(Recorded data)
# # # #

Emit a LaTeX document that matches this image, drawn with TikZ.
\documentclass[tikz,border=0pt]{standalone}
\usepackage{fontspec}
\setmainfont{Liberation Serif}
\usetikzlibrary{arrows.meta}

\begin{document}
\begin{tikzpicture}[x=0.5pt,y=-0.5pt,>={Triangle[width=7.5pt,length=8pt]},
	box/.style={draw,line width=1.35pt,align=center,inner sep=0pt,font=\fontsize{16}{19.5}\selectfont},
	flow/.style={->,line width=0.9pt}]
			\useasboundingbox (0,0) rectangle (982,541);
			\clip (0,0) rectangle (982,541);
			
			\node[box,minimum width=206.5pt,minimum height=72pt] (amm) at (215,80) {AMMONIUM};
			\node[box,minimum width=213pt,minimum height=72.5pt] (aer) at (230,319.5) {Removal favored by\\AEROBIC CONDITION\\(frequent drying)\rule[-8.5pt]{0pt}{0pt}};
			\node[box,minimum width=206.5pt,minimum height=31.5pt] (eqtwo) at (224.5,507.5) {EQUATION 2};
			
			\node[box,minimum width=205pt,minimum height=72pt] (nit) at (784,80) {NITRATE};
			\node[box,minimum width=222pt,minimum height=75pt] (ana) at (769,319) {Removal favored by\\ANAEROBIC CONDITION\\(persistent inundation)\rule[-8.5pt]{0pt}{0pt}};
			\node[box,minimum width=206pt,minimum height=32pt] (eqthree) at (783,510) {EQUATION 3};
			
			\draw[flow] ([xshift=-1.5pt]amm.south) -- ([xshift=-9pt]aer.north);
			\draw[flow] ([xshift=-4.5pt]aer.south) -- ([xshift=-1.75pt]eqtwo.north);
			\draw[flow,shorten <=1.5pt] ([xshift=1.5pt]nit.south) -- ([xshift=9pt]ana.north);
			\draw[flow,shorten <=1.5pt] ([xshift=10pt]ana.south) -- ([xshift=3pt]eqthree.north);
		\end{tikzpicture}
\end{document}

# # # #

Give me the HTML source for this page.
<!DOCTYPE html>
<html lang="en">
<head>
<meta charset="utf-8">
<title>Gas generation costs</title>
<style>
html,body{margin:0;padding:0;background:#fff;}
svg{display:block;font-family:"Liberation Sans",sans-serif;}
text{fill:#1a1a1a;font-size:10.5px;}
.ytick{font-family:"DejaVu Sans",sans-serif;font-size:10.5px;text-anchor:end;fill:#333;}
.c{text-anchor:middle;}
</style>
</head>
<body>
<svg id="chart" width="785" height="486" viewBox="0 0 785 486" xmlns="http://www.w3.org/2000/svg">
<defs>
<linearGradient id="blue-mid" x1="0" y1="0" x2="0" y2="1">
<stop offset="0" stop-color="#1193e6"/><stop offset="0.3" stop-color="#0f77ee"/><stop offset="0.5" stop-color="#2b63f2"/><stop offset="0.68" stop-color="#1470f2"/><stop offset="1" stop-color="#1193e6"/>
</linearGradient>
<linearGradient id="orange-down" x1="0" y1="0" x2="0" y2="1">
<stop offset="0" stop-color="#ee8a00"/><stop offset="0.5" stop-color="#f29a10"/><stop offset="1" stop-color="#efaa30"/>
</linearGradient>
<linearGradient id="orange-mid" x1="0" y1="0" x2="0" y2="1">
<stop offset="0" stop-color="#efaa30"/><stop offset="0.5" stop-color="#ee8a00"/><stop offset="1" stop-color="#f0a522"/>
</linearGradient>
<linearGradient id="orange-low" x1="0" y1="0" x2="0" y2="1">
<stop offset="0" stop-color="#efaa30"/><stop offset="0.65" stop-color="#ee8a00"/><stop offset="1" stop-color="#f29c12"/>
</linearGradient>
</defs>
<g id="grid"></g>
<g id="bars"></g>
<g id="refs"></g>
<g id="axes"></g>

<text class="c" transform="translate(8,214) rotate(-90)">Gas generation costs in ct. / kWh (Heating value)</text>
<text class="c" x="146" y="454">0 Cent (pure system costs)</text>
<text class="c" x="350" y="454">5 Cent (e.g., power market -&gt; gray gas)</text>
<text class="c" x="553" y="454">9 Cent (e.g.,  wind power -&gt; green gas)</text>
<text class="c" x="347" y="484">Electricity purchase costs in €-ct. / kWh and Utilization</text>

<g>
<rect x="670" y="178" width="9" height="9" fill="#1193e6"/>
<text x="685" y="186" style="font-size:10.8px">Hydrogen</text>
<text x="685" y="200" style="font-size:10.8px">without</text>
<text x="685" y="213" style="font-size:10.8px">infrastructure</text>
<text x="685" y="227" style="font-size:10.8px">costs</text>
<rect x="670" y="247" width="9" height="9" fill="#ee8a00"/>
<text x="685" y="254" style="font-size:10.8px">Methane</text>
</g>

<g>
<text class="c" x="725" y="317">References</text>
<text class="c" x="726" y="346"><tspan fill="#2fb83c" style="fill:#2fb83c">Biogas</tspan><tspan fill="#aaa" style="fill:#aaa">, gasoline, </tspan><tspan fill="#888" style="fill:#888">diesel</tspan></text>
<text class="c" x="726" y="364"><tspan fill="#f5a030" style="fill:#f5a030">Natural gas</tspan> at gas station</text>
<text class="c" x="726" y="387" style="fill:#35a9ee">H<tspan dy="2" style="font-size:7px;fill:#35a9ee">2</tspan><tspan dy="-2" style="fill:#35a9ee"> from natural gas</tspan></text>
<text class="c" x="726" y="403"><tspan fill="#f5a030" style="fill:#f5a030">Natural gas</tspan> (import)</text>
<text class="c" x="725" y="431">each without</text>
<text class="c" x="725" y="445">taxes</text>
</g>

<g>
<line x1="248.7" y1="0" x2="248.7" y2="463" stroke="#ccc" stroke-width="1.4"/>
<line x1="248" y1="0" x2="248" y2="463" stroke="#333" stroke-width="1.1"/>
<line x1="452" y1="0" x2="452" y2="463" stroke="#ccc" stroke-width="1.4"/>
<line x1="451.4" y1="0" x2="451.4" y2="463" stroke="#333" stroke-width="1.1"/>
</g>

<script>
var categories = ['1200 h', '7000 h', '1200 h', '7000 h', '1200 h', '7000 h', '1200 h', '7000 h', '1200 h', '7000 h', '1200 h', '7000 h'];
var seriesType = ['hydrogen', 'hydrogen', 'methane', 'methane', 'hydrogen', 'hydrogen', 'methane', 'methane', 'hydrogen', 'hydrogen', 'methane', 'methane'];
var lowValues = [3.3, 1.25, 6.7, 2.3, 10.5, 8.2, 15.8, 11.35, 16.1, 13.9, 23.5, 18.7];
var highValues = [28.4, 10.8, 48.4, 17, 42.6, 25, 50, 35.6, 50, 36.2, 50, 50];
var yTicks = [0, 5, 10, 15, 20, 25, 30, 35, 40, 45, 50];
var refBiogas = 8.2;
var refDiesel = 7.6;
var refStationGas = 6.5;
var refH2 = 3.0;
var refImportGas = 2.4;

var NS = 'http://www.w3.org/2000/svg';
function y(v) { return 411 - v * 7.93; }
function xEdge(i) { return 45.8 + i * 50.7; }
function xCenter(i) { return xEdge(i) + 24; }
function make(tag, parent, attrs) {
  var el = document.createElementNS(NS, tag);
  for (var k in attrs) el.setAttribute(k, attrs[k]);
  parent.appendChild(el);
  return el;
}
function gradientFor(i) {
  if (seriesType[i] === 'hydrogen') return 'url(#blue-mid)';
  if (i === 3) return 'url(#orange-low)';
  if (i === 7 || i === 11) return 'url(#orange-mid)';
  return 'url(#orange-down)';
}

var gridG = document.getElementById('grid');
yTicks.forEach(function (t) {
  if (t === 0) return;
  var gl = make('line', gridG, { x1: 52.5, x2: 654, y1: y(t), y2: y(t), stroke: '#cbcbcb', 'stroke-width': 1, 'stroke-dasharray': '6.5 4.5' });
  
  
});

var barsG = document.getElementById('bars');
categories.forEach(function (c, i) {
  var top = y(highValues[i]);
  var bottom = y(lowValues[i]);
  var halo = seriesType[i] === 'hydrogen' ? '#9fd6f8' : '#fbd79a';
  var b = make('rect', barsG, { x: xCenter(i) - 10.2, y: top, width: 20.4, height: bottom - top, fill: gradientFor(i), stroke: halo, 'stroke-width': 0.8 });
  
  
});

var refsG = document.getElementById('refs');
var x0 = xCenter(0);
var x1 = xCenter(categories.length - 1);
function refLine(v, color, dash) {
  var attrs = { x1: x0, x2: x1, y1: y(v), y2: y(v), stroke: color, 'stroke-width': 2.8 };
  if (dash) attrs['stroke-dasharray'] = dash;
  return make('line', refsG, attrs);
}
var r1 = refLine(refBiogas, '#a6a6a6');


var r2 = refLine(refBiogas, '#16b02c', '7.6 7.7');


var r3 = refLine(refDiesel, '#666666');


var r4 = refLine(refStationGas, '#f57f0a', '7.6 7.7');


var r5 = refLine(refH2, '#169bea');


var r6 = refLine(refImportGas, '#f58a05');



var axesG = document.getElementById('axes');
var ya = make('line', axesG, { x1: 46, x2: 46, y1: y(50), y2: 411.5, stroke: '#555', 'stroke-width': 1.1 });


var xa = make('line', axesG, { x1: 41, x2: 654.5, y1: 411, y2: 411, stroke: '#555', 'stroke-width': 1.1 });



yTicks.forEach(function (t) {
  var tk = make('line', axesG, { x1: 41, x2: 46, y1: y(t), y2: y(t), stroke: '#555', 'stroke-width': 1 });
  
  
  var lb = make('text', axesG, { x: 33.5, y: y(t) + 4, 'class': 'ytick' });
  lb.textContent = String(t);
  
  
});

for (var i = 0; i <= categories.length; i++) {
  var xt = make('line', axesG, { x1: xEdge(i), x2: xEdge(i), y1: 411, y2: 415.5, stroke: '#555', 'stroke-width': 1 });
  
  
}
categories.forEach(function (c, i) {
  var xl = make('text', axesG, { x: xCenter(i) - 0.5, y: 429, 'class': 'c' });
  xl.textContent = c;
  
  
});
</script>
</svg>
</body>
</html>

# # # #

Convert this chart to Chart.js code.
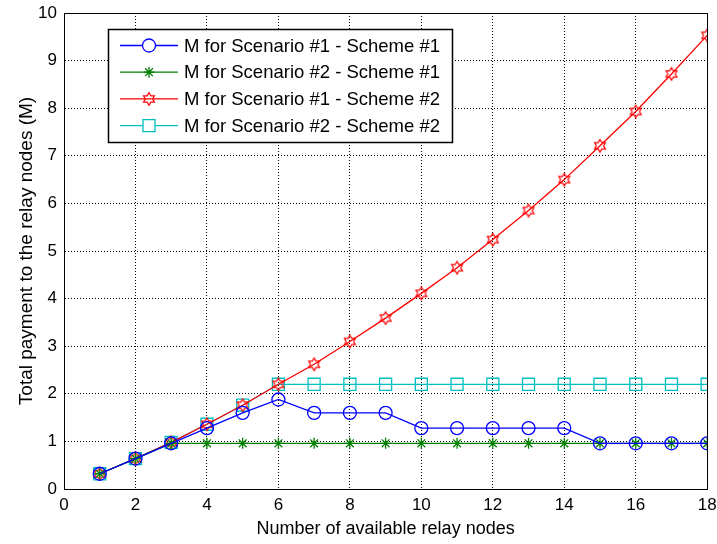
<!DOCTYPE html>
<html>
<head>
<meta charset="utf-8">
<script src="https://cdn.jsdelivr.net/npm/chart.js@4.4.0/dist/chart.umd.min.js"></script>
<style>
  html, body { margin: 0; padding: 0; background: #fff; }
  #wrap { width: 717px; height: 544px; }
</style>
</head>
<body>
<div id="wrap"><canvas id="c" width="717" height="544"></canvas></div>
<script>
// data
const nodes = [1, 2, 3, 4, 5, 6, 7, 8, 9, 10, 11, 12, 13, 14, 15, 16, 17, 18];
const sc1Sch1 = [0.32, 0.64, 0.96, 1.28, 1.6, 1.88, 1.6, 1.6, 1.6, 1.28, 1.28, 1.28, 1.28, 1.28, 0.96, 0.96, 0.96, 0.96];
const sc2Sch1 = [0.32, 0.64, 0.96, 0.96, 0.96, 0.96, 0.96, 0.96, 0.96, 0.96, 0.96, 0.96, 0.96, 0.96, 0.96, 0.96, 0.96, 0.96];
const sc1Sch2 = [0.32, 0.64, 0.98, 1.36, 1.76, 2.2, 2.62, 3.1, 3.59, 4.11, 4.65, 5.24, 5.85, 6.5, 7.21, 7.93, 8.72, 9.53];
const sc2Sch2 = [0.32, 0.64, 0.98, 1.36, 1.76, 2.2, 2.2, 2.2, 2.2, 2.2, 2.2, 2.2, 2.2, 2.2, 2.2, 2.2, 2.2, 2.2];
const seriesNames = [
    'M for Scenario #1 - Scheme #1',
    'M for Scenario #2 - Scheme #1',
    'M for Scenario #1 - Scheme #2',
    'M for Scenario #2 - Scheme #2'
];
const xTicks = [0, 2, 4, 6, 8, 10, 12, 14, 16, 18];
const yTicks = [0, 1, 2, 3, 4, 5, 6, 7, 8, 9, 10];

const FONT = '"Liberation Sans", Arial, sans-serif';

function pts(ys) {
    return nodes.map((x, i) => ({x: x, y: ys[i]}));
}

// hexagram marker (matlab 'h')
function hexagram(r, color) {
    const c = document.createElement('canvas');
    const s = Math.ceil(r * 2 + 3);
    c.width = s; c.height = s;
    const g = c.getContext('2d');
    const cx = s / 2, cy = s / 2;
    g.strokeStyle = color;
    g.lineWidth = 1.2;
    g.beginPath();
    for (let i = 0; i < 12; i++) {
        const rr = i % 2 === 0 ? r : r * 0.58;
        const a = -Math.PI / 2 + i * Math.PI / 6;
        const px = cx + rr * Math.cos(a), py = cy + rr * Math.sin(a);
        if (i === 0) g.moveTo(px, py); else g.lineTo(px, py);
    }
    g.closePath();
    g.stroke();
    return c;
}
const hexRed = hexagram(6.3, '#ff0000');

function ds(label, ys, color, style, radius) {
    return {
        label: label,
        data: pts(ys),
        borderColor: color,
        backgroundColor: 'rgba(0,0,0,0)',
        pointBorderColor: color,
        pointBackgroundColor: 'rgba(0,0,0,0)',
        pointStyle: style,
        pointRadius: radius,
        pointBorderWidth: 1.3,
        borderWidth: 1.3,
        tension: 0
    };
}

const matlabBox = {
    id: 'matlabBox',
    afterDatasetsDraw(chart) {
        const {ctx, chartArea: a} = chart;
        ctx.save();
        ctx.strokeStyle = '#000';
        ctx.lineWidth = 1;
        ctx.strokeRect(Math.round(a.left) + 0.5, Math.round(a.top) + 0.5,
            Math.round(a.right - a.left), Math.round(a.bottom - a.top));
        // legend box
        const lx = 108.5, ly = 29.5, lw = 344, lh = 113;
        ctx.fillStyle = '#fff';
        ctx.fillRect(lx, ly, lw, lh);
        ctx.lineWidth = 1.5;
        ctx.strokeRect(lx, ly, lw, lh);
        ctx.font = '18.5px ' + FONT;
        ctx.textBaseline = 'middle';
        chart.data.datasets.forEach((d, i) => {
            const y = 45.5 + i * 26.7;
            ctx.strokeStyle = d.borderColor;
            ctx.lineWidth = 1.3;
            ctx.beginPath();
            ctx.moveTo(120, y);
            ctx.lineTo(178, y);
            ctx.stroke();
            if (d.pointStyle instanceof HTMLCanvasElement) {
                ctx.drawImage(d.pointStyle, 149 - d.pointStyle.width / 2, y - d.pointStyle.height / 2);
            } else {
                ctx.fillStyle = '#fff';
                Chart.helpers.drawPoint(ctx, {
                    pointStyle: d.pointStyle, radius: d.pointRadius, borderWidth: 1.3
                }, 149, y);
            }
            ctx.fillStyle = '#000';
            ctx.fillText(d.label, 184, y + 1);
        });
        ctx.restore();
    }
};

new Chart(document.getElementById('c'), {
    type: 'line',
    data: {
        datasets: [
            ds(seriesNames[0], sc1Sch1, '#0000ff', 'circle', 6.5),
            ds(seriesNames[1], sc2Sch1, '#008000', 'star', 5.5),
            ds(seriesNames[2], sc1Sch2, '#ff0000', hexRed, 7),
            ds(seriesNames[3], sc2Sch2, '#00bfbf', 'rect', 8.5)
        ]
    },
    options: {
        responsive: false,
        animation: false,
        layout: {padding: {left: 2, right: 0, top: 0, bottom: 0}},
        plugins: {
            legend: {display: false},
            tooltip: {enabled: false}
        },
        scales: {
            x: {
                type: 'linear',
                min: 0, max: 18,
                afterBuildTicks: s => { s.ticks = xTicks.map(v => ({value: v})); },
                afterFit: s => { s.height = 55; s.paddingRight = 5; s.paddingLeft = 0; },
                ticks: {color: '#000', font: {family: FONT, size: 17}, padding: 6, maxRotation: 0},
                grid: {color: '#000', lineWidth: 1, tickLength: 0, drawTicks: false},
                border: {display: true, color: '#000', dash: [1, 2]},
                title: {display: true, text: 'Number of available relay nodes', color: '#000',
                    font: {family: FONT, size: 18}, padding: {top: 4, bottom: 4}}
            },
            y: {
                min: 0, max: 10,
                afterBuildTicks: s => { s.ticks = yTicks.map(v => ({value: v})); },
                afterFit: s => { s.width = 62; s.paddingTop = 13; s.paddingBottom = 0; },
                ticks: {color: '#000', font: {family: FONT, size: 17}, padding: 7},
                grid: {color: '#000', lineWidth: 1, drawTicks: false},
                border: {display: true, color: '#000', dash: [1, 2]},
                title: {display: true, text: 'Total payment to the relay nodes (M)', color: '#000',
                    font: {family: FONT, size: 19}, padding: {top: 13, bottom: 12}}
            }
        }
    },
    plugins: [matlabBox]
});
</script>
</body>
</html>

# # # #

Compute the number of lines above that contain the string "this". Reply with that value only.

3